Friday, November 27, 2020

Global AI Narratives Latin America workshop

 

This morning I attended the Zoom meeting of the first Global AI Narratives Latin America workshop, which was broadcast from Santiago, Chile. It's the first of three virtual workshops hosted by The Leverhulme Centre for the Future of Intelligence (University of Cambridge) and the The Pontificia Universidad Católica de Chile.

This workshop was entitled "AI at the edges of Latin America," and covered AI as represented in literature, art and other media.

It took me a bit to join this meeting, since I first tried YouTube, where I didn't see the translation function, so I joined the Zoom meeting where it worked fine.

I did catch the opening statements by Stephen Cave (Executive Director of the Leverhulme Centre for the Future of Intelligence), who mentioned this workshop would explore AI as more than merely an engineering problem.

Next up was Kanta Dihal (Leverhulme Senior Research Fellow) who introduced the AI Narratives Project, "a joint endeavour by the Leverhulme Centre and the Royal Society." You can download their report "Portrayals and perceptions of AI and why they matter." (.pdf) Among the topics they were examining include the racialization of robots, published as an article "The Whiteness of AI."

The first speaker was writer Alberto Chimal with a talk entitled “Captured Intelligences.”

He said that speculative science fiction in Latin America tends to frame people as users or even victims of technology rather than originators. For me, what immediately came to mind was the work of Jorge Luis Borges and I wondered how he would have handled AI as part of the magic realist movement.

He mentioned the missteps he's observed, including one Black Mirror episode "Be Right Back" where a young wife has her dead husband brought back to "life" in a android simulation. (Interesting to note, that one of the most popular episodes of this series, was the optimistic and positive emotional take on transhumanism called "San Junipero." I've often heard that the hardest thing to do in fiction, I think it was a quote from short story writer Tobias Wolff, is to make goodness interesting, which might explain the paucity of stories about beneficial AI. Iain M. Banks, in his Cultural series of sci-fi stories, has AI minds that work well in governing the post-scarcity, quasi-utopian world he's created.)

A version of this was actually attempted: "South Korean TV broadcaster MBC recently aired a Korean language documentary that centers on a family’s loss of their young daughter, seven-year-old Nayeon.

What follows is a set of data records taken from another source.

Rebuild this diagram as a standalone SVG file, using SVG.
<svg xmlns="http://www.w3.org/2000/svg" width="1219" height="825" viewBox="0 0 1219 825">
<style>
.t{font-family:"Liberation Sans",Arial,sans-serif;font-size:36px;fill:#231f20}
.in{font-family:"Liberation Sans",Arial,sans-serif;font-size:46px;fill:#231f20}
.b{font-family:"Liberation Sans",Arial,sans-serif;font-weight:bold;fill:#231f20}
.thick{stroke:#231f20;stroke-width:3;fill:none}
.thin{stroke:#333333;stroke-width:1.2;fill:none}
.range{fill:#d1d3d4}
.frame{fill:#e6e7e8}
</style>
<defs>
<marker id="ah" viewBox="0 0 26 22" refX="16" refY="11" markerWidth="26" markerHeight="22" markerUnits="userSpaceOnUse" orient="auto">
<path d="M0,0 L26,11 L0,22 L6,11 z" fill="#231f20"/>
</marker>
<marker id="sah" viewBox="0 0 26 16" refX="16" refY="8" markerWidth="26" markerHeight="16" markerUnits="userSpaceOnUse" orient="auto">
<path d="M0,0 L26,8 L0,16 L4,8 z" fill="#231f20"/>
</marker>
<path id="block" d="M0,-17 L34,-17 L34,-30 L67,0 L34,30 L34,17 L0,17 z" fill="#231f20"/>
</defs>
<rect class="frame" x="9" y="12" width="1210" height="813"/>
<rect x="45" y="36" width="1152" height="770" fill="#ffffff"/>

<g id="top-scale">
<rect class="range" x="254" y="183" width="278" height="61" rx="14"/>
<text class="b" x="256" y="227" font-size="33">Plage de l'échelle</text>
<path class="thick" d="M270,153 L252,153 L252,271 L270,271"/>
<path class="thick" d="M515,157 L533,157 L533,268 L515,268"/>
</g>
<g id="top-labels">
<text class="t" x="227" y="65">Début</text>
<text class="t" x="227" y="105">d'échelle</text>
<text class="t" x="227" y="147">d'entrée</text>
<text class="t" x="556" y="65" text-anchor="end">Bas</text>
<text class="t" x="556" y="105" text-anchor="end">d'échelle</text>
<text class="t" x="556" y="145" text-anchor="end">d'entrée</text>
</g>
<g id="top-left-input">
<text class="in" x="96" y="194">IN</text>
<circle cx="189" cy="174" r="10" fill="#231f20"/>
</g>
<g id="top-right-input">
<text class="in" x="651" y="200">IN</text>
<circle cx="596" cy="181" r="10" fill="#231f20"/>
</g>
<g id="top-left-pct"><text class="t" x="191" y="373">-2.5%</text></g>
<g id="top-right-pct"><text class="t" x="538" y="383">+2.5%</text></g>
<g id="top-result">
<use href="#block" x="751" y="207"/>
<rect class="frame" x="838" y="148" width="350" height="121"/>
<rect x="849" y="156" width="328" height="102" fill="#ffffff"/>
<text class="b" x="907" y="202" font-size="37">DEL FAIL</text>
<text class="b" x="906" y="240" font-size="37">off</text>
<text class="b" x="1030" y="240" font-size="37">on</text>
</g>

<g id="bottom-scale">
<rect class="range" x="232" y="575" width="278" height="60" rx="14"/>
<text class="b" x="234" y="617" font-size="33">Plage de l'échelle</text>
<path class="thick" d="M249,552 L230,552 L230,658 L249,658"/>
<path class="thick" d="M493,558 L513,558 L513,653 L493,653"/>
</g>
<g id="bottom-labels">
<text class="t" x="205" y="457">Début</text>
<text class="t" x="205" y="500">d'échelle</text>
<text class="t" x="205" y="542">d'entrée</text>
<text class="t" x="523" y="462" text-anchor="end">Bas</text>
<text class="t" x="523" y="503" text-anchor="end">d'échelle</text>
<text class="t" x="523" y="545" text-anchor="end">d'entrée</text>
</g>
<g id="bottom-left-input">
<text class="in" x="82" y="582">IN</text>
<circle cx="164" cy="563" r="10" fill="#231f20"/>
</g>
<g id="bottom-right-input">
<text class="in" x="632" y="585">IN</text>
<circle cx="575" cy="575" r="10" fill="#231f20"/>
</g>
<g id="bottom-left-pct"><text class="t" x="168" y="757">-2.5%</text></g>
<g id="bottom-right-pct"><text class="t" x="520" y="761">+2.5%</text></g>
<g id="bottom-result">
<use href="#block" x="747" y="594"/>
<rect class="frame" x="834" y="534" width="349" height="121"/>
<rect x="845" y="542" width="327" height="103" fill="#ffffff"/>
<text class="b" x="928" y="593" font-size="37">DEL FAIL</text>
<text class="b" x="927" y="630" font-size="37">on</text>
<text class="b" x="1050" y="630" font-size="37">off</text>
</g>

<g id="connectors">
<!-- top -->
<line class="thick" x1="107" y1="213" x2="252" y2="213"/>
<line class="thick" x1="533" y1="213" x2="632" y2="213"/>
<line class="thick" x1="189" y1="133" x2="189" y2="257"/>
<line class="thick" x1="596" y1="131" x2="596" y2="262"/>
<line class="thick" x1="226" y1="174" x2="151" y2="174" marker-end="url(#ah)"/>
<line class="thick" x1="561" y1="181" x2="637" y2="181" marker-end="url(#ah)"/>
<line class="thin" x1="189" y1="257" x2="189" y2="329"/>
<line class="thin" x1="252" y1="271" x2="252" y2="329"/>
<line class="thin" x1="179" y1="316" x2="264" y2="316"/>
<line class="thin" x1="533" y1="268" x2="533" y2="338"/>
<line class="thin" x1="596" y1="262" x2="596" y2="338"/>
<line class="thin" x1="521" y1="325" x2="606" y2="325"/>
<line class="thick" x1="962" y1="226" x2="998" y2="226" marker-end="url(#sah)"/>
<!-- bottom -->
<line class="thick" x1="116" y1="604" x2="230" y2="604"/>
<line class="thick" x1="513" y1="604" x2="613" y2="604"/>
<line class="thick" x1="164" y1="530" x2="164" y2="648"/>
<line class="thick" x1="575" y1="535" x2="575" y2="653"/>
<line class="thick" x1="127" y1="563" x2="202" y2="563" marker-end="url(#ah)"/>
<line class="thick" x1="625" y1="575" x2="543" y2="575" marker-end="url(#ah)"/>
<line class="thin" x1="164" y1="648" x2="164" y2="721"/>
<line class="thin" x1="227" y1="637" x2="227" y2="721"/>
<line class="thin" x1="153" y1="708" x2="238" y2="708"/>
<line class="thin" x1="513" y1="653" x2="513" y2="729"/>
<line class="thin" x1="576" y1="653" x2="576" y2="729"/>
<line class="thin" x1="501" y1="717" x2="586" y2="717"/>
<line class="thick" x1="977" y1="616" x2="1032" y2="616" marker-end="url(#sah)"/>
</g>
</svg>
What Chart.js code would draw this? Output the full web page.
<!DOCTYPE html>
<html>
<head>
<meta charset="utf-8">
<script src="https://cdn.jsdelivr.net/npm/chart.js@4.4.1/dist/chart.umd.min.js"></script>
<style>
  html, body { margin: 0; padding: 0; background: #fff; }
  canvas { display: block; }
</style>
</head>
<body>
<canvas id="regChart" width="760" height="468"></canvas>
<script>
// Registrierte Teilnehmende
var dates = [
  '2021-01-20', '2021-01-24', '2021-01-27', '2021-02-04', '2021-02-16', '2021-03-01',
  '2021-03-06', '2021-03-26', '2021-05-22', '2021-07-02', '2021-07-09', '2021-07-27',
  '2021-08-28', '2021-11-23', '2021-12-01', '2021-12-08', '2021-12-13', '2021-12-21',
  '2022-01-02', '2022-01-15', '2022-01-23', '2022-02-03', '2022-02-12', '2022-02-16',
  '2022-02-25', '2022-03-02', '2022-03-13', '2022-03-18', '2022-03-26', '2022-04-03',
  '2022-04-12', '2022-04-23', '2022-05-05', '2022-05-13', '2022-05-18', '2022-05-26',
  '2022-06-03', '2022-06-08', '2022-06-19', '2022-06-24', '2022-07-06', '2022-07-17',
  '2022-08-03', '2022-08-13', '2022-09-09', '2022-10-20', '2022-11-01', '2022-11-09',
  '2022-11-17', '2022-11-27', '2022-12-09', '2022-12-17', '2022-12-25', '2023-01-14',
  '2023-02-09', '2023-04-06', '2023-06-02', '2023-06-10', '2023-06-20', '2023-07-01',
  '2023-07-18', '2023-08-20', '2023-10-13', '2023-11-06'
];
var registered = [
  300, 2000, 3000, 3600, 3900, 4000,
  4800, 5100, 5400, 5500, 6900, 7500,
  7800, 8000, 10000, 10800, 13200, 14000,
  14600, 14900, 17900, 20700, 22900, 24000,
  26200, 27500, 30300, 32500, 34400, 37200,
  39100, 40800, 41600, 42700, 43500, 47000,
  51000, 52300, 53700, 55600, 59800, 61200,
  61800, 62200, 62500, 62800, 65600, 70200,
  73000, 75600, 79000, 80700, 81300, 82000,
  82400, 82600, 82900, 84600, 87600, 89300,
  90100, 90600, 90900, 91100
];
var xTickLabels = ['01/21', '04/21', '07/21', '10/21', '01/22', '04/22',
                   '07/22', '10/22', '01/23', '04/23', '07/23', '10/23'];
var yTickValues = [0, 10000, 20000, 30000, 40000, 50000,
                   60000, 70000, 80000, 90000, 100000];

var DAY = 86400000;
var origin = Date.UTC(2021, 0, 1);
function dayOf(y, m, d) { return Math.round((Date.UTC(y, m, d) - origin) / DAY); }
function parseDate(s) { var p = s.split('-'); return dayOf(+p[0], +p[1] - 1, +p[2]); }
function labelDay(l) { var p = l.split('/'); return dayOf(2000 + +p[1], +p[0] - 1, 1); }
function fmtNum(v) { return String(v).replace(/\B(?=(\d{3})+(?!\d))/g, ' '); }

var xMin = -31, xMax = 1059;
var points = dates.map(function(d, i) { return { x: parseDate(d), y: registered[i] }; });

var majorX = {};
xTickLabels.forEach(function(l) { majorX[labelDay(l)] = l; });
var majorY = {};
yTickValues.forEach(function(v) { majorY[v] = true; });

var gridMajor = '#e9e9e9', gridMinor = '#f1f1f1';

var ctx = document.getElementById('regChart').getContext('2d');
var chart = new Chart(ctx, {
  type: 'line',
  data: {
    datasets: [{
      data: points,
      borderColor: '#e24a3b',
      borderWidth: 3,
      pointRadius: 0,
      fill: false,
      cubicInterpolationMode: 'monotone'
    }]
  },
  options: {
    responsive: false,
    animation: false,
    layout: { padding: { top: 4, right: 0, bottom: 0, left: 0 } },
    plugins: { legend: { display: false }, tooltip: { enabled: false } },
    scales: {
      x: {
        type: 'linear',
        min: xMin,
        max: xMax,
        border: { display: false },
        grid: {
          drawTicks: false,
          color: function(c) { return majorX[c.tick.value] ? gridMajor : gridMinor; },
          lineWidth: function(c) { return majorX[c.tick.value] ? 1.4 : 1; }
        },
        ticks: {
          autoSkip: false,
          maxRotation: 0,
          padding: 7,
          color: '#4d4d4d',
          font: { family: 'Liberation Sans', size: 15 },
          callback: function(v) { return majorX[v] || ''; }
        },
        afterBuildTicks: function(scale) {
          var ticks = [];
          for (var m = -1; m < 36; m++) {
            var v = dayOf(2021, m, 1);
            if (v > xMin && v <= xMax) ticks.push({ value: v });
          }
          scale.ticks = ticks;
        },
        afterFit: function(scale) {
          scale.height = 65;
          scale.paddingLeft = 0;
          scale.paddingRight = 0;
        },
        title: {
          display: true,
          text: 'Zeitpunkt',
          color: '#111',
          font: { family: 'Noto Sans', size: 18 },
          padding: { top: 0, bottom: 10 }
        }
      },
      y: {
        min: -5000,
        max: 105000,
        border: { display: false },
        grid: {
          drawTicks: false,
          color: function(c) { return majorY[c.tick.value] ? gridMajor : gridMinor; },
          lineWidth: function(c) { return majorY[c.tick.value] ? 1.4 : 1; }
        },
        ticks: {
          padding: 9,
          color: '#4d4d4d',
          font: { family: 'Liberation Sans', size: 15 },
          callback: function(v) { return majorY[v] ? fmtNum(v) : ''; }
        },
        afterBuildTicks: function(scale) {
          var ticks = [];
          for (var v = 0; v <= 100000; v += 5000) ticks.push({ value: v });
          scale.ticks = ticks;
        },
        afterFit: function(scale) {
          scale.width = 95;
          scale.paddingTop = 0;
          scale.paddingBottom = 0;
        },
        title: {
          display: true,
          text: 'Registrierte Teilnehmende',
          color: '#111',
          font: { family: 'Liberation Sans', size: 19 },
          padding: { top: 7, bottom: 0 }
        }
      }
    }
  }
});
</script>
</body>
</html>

Using the power of photogrammetry, motion capture, and virtual reality, the team recreated Nayeon for one last goodbye with the family’s mother, Ji-sung."

Literature pieces mentioned by Alberto: Los superjuguetes duran todo el verano (Brian W. Aldiss), 2001: A Space Odyssey (Arthur C. Clarke), El estruendo del silencio (Bernardo Fernández), Kentukis (Samanta Schweblin), La segunda celeste en "Manos de lumbre" (Alberto Chimal)


In his talk "AI in the art of Latin America," Raul Cruz, (his painting served as the poster for this workshop), said that images about AI should not be seen as just supplements for other media such as book covers. His works can be as large as 1.5 by 2 meters, and can elicit a response by the viewers approaching them from a distance in a gallery. His art is quite striking along with a distressed metallic palette combined with cultural and mythological figures.

He offered a visual proposal where you might imagine a parallel timeline where Mayan kings still existed but had access to advanced technology.


Soledad Véliz of the Pontificia Universidad Católica de Chile, finished with “Good night stories for Artificial Intelligence.” She asked us to view AI as a child that needs to be train in moral values by responsible adults. She cited a paper by Riedl & Harrison to show how this might be done by "Using Stories to Teach Human Values to Artificial Agents." (.pdf) Also mentioned as an example was "The Goldilocks Principle" (Hill, Bordes, Chopra & Weston, 2016).


I have a similar inter-disciplinary approach to the study of AI. Before medical school my background was in graphic arts and creative writing, and I see these experiences as a complement to my scientific training.

Developing the creative narratives, mythologies you might consider them, will be essential to make the public aware of the expansive nature of AI, and not just the realm of red-eyed, killer robots.